Skip every picture and transcribe the remaining material exactly.

- **DATA SECTION**:
※ ※ ※

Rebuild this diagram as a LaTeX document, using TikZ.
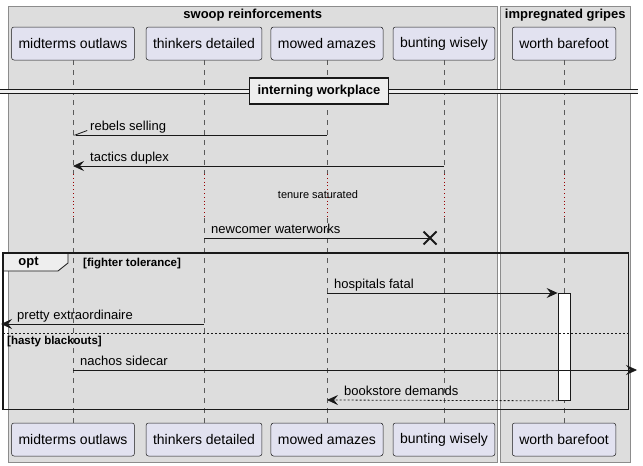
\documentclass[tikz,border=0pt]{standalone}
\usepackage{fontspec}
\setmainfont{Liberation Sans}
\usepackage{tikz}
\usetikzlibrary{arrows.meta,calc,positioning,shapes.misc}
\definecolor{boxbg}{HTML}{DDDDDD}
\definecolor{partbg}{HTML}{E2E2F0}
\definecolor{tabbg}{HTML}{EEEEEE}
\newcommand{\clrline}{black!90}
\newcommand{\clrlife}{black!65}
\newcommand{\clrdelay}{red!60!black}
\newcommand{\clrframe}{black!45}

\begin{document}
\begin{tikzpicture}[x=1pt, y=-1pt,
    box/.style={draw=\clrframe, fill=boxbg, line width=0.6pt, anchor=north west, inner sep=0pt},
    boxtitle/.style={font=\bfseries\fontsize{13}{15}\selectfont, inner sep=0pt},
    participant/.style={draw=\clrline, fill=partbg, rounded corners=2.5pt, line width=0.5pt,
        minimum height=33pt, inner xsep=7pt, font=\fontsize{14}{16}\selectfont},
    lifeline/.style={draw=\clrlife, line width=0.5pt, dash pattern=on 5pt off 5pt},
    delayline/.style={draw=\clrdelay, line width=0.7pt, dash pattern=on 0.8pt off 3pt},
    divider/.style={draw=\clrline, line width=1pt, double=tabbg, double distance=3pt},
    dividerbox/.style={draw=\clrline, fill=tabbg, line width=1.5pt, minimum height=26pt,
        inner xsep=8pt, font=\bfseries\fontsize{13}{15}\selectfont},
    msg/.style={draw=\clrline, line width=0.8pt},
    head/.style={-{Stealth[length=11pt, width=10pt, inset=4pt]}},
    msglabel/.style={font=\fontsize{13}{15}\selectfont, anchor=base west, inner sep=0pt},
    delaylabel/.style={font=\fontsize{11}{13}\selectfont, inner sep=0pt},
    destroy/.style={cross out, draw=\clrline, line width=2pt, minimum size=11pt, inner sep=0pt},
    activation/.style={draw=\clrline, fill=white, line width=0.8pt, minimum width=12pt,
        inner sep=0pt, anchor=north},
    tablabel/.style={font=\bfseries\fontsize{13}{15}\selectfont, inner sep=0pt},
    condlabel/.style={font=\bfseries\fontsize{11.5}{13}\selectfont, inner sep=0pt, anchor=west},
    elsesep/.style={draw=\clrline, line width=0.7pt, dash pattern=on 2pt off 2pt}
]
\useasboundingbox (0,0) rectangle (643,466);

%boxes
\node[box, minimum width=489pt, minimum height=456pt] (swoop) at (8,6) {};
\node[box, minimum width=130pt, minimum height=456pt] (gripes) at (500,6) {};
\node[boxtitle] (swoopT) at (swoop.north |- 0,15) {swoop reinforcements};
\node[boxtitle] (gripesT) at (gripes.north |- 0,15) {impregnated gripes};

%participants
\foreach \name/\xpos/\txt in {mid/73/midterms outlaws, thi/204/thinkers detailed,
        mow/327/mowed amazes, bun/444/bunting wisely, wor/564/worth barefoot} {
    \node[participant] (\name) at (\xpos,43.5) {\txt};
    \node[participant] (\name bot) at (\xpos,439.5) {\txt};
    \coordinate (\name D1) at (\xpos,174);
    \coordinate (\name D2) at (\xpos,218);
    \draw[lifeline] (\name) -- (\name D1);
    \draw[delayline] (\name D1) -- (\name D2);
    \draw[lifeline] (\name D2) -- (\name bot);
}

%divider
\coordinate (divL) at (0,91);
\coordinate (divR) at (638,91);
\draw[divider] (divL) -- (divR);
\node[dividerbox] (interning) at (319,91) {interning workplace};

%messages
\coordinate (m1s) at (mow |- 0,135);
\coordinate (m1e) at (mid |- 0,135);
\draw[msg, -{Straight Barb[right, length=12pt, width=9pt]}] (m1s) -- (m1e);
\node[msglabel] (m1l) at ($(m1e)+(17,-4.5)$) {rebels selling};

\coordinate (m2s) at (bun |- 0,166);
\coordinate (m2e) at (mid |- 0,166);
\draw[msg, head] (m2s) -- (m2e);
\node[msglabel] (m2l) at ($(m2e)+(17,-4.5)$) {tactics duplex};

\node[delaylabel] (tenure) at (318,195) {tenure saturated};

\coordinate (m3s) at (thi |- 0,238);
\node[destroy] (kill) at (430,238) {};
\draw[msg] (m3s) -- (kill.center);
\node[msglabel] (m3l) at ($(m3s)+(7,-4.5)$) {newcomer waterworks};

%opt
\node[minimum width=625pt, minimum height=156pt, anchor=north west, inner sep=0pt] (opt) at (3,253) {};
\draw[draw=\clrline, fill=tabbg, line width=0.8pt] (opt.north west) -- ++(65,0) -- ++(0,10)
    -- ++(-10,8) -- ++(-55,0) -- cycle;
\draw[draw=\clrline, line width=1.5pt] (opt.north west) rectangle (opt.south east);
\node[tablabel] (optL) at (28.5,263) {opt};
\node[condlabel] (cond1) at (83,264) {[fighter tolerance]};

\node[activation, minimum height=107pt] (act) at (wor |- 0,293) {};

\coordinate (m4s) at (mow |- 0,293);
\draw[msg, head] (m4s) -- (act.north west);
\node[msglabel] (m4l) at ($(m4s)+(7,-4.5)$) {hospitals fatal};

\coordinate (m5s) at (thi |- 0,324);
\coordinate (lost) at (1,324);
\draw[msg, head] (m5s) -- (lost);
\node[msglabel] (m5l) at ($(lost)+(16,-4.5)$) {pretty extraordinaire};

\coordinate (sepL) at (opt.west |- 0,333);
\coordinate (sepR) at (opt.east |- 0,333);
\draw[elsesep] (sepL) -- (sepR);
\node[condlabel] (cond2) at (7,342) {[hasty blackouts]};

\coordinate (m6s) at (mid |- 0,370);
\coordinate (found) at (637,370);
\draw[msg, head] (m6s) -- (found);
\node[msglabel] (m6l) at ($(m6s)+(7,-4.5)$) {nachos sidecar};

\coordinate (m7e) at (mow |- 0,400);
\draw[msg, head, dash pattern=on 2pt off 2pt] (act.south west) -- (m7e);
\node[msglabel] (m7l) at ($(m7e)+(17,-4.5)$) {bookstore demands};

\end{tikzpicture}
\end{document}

※ ※ ※

- **RESPONSE BELOW**:
Rebuild this diagram as a LaTeX document, using TikZ.
\documentclass[tikz,border=0pt]{standalone}
\usepackage{fontspec}
\setmainfont{Liberation Sans}
\usepackage{tikz}
\usetikzlibrary{arrows.meta,calc,positioning,shapes.misc}
\definecolor{boxbg}{HTML}{DDDDDD}
\definecolor{partbg}{HTML}{E2E2F0}
\definecolor{tabbg}{HTML}{EEEEEE}
\newcommand{\clrline}{black!90}
\newcommand{\clrlife}{black!65}
\newcommand{\clrdelay}{red!60!black}
\newcommand{\clrframe}{black!45}

\begin{document}
\begin{tikzpicture}[x=1pt, y=-1pt,
    box/.style={draw=\clrframe, fill=boxbg, line width=0.6pt, anchor=north west, inner sep=0pt},
    boxtitle/.style={font=\bfseries\fontsize{13}{15}\selectfont, inner sep=0pt},
    participant/.style={draw=\clrline, fill=partbg, rounded corners=2.5pt, line width=0.5pt,
        minimum height=33pt, inner xsep=7pt, font=\fontsize{14}{16}\selectfont},
    lifeline/.style={draw=\clrlife, line width=0.5pt, dash pattern=on 5pt off 5pt},
    delayline/.style={draw=\clrdelay, line width=0.7pt, dash pattern=on 0.8pt off 3pt},
    divider/.style={draw=\clrline, line width=1pt, double=tabbg, double distance=3pt},
    dividerbox/.style={draw=\clrline, fill=tabbg, line width=1.5pt, minimum height=26pt,
        inner xsep=8pt, font=\bfseries\fontsize{13}{15}\selectfont},
    msg/.style={draw=\clrline, line width=0.8pt},
    head/.style={-{Stealth[length=11pt, width=10pt, inset=4pt]}},
    msglabel/.style={font=\fontsize{13}{15}\selectfont, anchor=base west, inner sep=0pt},
    delaylabel/.style={font=\fontsize{11}{13}\selectfont, inner sep=0pt},
    destroy/.style={cross out, draw=\clrline, line width=2pt, minimum size=11pt, inner sep=0pt},
    activation/.style={draw=\clrline, fill=white, line width=0.8pt, minimum width=12pt,
        inner sep=0pt, anchor=north},
    tablabel/.style={font=\bfseries\fontsize{13}{15}\selectfont, inner sep=0pt},
    condlabel/.style={font=\bfseries\fontsize{11.5}{13}\selectfont, inner sep=0pt, anchor=west},
    elsesep/.style={draw=\clrline, line width=0.7pt, dash pattern=on 2pt off 2pt}
]
\useasboundingbox (0,0) rectangle (643,466);

%boxes
\node[box, minimum width=489pt, minimum height=456pt] (swoop) at (8,6) {};
\node[box, minimum width=130pt, minimum height=456pt] (gripes) at (500,6) {};
\node[boxtitle] (swoopT) at (swoop.north |- 0,15) {swoop reinforcements};
\node[boxtitle] (gripesT) at (gripes.north |- 0,15) {impregnated gripes};

%participants
\foreach \name/\xpos/\txt in {mid/73/midterms outlaws, thi/204/thinkers detailed,
        mow/327/mowed amazes, bun/444/bunting wisely, wor/564/worth barefoot} {
    \node[participant] (\name) at (\xpos,43.5) {\txt};
    \node[participant] (\name bot) at (\xpos,439.5) {\txt};
    \coordinate (\name D1) at (\xpos,174);
    \coordinate (\name D2) at (\xpos,218);
    \draw[lifeline] (\name) -- (\name D1);
    \draw[delayline] (\name D1) -- (\name D2);
    \draw[lifeline] (\name D2) -- (\name bot);
}

%divider
\coordinate (divL) at (0,91);
\coordinate (divR) at (638,91);
\draw[divider] (divL) -- (divR);
\node[dividerbox] (interning) at (319,91) {interning workplace};

%messages
\coordinate (m1s) at (mow |- 0,135);
\coordinate (m1e) at (mid |- 0,135);
\draw[msg, -{Straight Barb[right, length=12pt, width=9pt]}] (m1s) -- (m1e);
\node[msglabel] (m1l) at ($(m1e)+(17,-4.5)$) {rebels selling};

\coordinate (m2s) at (bun |- 0,166);
\coordinate (m2e) at (mid |- 0,166);
\draw[msg, head] (m2s) -- (m2e);
\node[msglabel] (m2l) at ($(m2e)+(17,-4.5)$) {tactics duplex};

\node[delaylabel] (tenure) at (318,195) {tenure saturated};

\coordinate (m3s) at (thi |- 0,238);
\node[destroy] (kill) at (430,238) {};
\draw[msg] (m3s) -- (kill.center);
\node[msglabel] (m3l) at ($(m3s)+(7,-4.5)$) {newcomer waterworks};

%opt
\node[minimum width=625pt, minimum height=156pt, anchor=north west, inner sep=0pt] (opt) at (3,253) {};
\draw[draw=\clrline, fill=tabbg, line width=0.8pt] (opt.north west) -- ++(65,0) -- ++(0,10)
    -- ++(-10,8) -- ++(-55,0) -- cycle;
\draw[draw=\clrline, line width=1.5pt] (opt.north west) rectangle (opt.south east);
\node[tablabel] (optL) at (28.5,263) {opt};
\node[condlabel] (cond1) at (83,264) {[fighter tolerance]};

\node[activation, minimum height=107pt] (act) at (wor |- 0,293) {};

\coordinate (m4s) at (mow |- 0,293);
\draw[msg, head] (m4s) -- (act.north west);
\node[msglabel] (m4l) at ($(m4s)+(7,-4.5)$) {hospitals fatal};

\coordinate (m5s) at (thi |- 0,324);
\coordinate (lost) at (1,324);
\draw[msg, head] (m5s) -- (lost);
\node[msglabel] (m5l) at ($(lost)+(16,-4.5)$) {pretty extraordinaire};

\coordinate (sepL) at (opt.west |- 0,333);
\coordinate (sepR) at (opt.east |- 0,333);
\draw[elsesep] (sepL) -- (sepR);
\node[condlabel] (cond2) at (7,342) {[hasty blackouts]};

\coordinate (m6s) at (mid |- 0,370);
\coordinate (found) at (637,370);
\draw[msg, head] (m6s) -- (found);
\node[msglabel] (m6l) at ($(m6s)+(7,-4.5)$) {nachos sidecar};

\coordinate (m7e) at (mow |- 0,400);
\draw[msg, head, dash pattern=on 2pt off 2pt] (act.south west) -- (m7e);
\node[msglabel] (m7l) at ($(m7e)+(17,-4.5)$) {bookstore demands};

\end{tikzpicture}
\end{document}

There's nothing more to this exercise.